### Goal of the exercise:
Copy out every line exactly, passing over the pictures.

### Supplied material:

+--

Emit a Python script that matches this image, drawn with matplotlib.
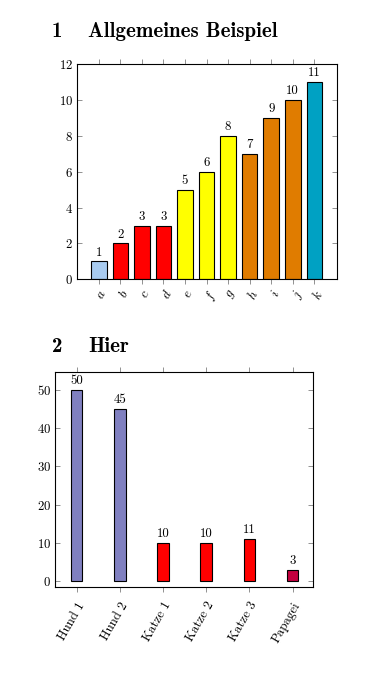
import matplotlib
matplotlib.use("Agg")
import matplotlib.pyplot as plt

plt.rcParams['font.family'] = 'cmr10'
plt.rcParams['mathtext.fontset'] = 'cm'
plt.rcParams['axes.formatter.use_mathtext'] = True

# Chart 1 data
cats1 = ['a', 'b', 'c', 'd', 'e', 'f', 'g', 'h', 'i', 'j', 'k']
vals1 = [1, 2, 3, 3, 5, 6, 8, 7, 9, 10, 11]
cols1 = ['#a8cbf0', '#ff0000', '#ff0000', '#ff0000', '#ffff00', '#ffff00', '#ffff00',
         '#e07c00', '#e07c00', '#e07c00', '#00a1c3']
yticks1 = [0, 2, 4, 6, 8, 10, 12]

# Chart 2 data
cats2 = ['Hund 1', 'Hund 2', 'Katze 1', 'Katze 2', 'Katze 3', 'Papagei']
vals2 = [50, 45, 10, 10, 11, 3]
cols2 = ['#8080c0', '#8080c0', '#ff0000', '#ff0000', '#ff0000', '#c4003f']
yticks2 = [0, 10, 20, 30, 40, 50]

W, H = 384, 681
fig = plt.figure(figsize=(W / 100, H / 100), dpi=100)

def axes_px(l, t, r, b):
    return fig.add_axes([l / W, 1 - b / H, (r - l) / W, (b - t) / H])

FS = 9.3
tickgray = '#808080'

def style(ax, xpad):
    for s in ax.spines.values():
        s.set_linewidth(0.8)
        s.set_color('black')
    ax.tick_params(axis='x', which='both', direction='out', length=3.6, width=0.6,
                   color=tickgray, top=True, bottom=True, labelsize=FS, pad=xpad)
    ax.tick_params(axis='y', which='both', direction='in', length=3.6, width=0.6,
                   color=tickgray, left=True, right=True, labelsize=FS, pad=3)

# Chart 1
ax1 = axes_px(77.3, 64.3, 336.7, 279.3)
x1 = list(range(len(cats1)))
b1 = ax1.bar(x1, vals1, width=0.72, color=cols1, edgecolor='black', linewidth=0.8)
ax1.bar_label(b1, labels=[str(v) for v in vals1], padding=2, fontsize=FS)
ax1.set_xlim(-1.0, 11.04)
ax1.set_ylim(0, 12)
ax1.set_yticks(yticks1)
ax1.set_xticks(x1)
ax1.set_xticklabels(['$' + c + '$' for c in cats1], rotation=60, ha='right', va='top',
                    rotation_mode='anchor')
style(ax1, 2.5)

# Chart 2
ax2 = axes_px(55, 372.3, 313.3, 587.3)
x2 = list(range(len(cats2)))
b2 = ax2.bar(x2, vals2, width=0.27, color=cols2, edgecolor='black', linewidth=0.8)
ax2.bar_label(b2, labels=[str(v) for v in vals2], padding=2, fontsize=FS)
ax2.set_xlim(-0.5, 5.48)
ax2.set_ylim(-1.65, 54.6)
ax2.set_yticks(yticks2)
ax2.set_xticks(x2)
ax2.set_xticklabels(cats2, rotation=60, ha='right', va='top', rotation_mode='anchor')
style(ax2, 5.5)

# Headings
HFS = 15.0
fig.text(52 / W, 1 - 36.7 / H, '1', fontfamily='cmb10', fontsize=HFS, va='baseline')
fig.text(88 / W, 1 - 36.7 / H, 'Allgemeines Beispiel', fontfamily='cmb10', fontsize=HFS,
         va='baseline')
fig.text(52 / W, 1 - 351.7 / H, '2', fontfamily='cmb10', fontsize=HFS, va='baseline')
fig.text(88 / W, 1 - 351.7 / H, 'Hier', fontfamily='cmb10', fontsize=HFS, va='baseline')

fig.savefig('out.png', dpi=100)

+--

### Solution to this exercise:
Emit a Python script that matches this image, drawn with matplotlib.
import matplotlib
matplotlib.use("Agg")
import matplotlib.pyplot as plt

plt.rcParams['font.family'] = 'cmr10'
plt.rcParams['mathtext.fontset'] = 'cm'
plt.rcParams['axes.formatter.use_mathtext'] = True

# Chart 1 data
cats1 = ['a', 'b', 'c', 'd', 'e', 'f', 'g', 'h', 'i', 'j', 'k']
vals1 = [1, 2, 3, 3, 5, 6, 8, 7, 9, 10, 11]
cols1 = ['#a8cbf0', '#ff0000', '#ff0000', '#ff0000', '#ffff00', '#ffff00', '#ffff00',
         '#e07c00', '#e07c00', '#e07c00', '#00a1c3']
yticks1 = [0, 2, 4, 6, 8, 10, 12]

# Chart 2 data
cats2 = ['Hund 1', 'Hund 2', 'Katze 1', 'Katze 2', 'Katze 3', 'Papagei']
vals2 = [50, 45, 10, 10, 11, 3]
cols2 = ['#8080c0', '#8080c0', '#ff0000', '#ff0000', '#ff0000', '#c4003f']
yticks2 = [0, 10, 20, 30, 40, 50]

W, H = 384, 681
fig = plt.figure(figsize=(W / 100, H / 100), dpi=100)

def axes_px(l, t, r, b):
    return fig.add_axes([l / W, 1 - b / H, (r - l) / W, (b - t) / H])

FS = 9.3
tickgray = '#808080'

def style(ax, xpad):
    for s in ax.spines.values():
        s.set_linewidth(0.8)
        s.set_color('black')
    ax.tick_params(axis='x', which='both', direction='out', length=3.6, width=0.6,
                   color=tickgray, top=True, bottom=True, labelsize=FS, pad=xpad)
    ax.tick_params(axis='y', which='both', direction='in', length=3.6, width=0.6,
                   color=tickgray, left=True, right=True, labelsize=FS, pad=3)

# Chart 1
ax1 = axes_px(77.3, 64.3, 336.7, 279.3)
x1 = list(range(len(cats1)))
b1 = ax1.bar(x1, vals1, width=0.72, color=cols1, edgecolor='black', linewidth=0.8)
ax1.bar_label(b1, labels=[str(v) for v in vals1], padding=2, fontsize=FS)
ax1.set_xlim(-1.0, 11.04)
ax1.set_ylim(0, 12)
ax1.set_yticks(yticks1)
ax1.set_xticks(x1)
ax1.set_xticklabels(['$' + c + '$' for c in cats1], rotation=60, ha='right', va='top',
                    rotation_mode='anchor')
style(ax1, 2.5)

# Chart 2
ax2 = axes_px(55, 372.3, 313.3, 587.3)
x2 = list(range(len(cats2)))
b2 = ax2.bar(x2, vals2, width=0.27, color=cols2, edgecolor='black', linewidth=0.8)
ax2.bar_label(b2, labels=[str(v) for v in vals2], padding=2, fontsize=FS)
ax2.set_xlim(-0.5, 5.48)
ax2.set_ylim(-1.65, 54.6)
ax2.set_yticks(yticks2)
ax2.set_xticks(x2)
ax2.set_xticklabels(cats2, rotation=60, ha='right', va='top', rotation_mode='anchor')
style(ax2, 5.5)

# Headings
HFS = 15.0
fig.text(52 / W, 1 - 36.7 / H, '1', fontfamily='cmb10', fontsize=HFS, va='baseline')
fig.text(88 / W, 1 - 36.7 / H, 'Allgemeines Beispiel', fontfamily='cmb10', fontsize=HFS,
         va='baseline')
fig.text(52 / W, 1 - 351.7 / H, '2', fontfamily='cmb10', fontsize=HFS, va='baseline')
fig.text(88 / W, 1 - 351.7 / H, 'Hier', fontfamily='cmb10', fontsize=HFS, va='baseline')

fig.savefig('out.png', dpi=100)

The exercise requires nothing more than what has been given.